Le lait, le sang, la sueur
Émilie Fenaughty a passé des heures en voiture à suivre des bétaillères pendant plusieurs semaines dans toute l’Europe. Elle a ainsi pu obtenir une vision globale du transport des animaux.
Lors de votre enquête, vous vous êtes rendue dans cinq pays européens, jusqu’à la frontière turque. Avez-vous pu observer des routes de la viande ?
Il existe bel et bien des routes de la viande. Avant d’atterrir dans nos assiettes, les animaux traversent parfois plusieurs pays, des mers et des continents. Ils sont embarqués à bord de camions ou de bétaillères maritimes et, selon les saisons et les animaux, ce commerce est plus ou moins important. À Pâques, ce sont les agneaux que l’on transporte le plus. Après le pic de début de printemps des vêlages, le veau voyage des pays producteurs de lait vers ceux où il sera consommé pour sa viande. Les moutons traversent la Méditerranée à la veille des fêtes de l’Aïd, etc. D’un pays à l’autre, les us et coutumes influencent nos rapports à la viande, et donc directement l’import et l’export d’animaux vivants.
Il existe une réglementation européenne pour le transport des animaux, pourtant des associations jugent bon de faire de la surveillance. Pourquoi cela ?
Si la réglementation existe au niveau européen, les moyens de sa mise en place sont encore trop faibles. Aujourd’hui encore, surveiller la bonne application de la loi, et donc s’assurer que les conditions de transport des animaux y sont respectées, demande des moyens particuliers. Il reste très difficile de savoir exactement combien d’animaux sont transportés dans une bétaillère, quel âge ont les bêtes, ou depuis combien de temps ils sont sur la route. On ne sait pas non plus quand ils ont été nourris et abreuvés pour la dernière fois. Les animaux ont aussi droit à des temps de repos, et là encore, c’est très compliqué de s’assurer que les chauffeurs respectent les délais et les normes. C’est pourquoi les associations de défense du bien-être animal font un travail exceptionnel en suivant le parcours des bétaillères de A à Z, chronométrant chaque portion de route, notant chaque arrêt, et examinant dès que possible les conditions de transport à l’intérieur des camions. Elles accompagnent aussi les autorités compétentes (gendarmerie, douanes), pour les former au contrôle de bétaillère et les sensibiliser au bien-être animal. Il semble qu’il y ait un vide pédagogique et un manque de moyens du côté des institutions européennes pour réellement améliorer le sort des animaux sur la route et faire respecter la loi. Alors les associations prennent le relai, et essayent de le passer autant que possible aux autorités compétentes.

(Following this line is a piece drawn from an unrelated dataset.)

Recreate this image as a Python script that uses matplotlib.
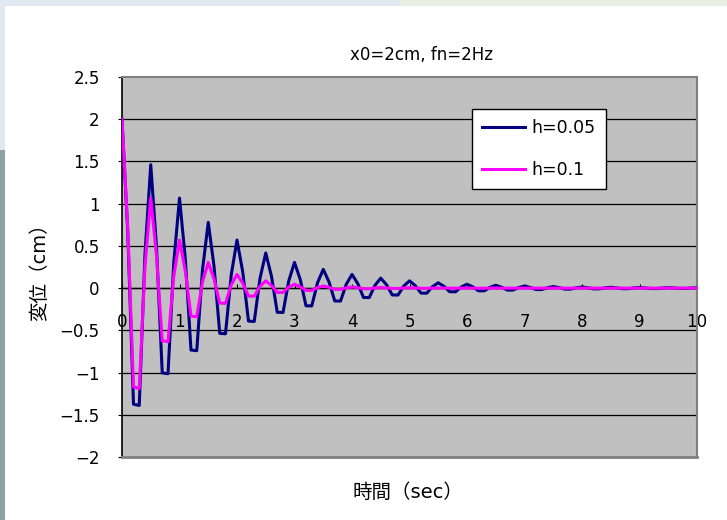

Vous êtes allée à la rencontre de plusieurs associations. Quelles sont leurs spécificités ?
Le monde du « animal truck trailing » (« suivi de bétaillères ») est un petit microcosme. Les associations qui le pratiquent se connaissent toutes, et leurs membres travaillent main dans la main pour dénoncer les conditions de transport des animaux européens. J’ai notamment travaillé avec l’association néerlandaise Eyes On Animals, créée par Lesley Moffat, ainsi qu’avec Ethical Farming Ireland pour le trailing irlandais. En Espagne, j’ai surveillé le port de Carthagène avec l’équipe espagnole d’AWF (Animal Welfare Foundation), que j’ai retrouvée ensuite en Turquie, accompagnée de membres d’Animals Angels. Les gens qui composent ces associations sont passionnés. On trouve de nombreux·ses vétérinaires et éthologues, des spécialistes du comportement animal. Ielles ont tous·tes un réel amour des animaux et de la nature, et cela transparaît dans la force de leurs convictions. Passer parfois jusqu’à une semaine sur une route perdue de l’Ouzbékistan à attendre le passage d’une bétaillère n’a rien de drôle ou de distrayant : ilelles sont mu·es par des valeurs très fortes. Leur volonté, leur force de compassion et leur ouverture d’esprit m’ont réellement inspirée.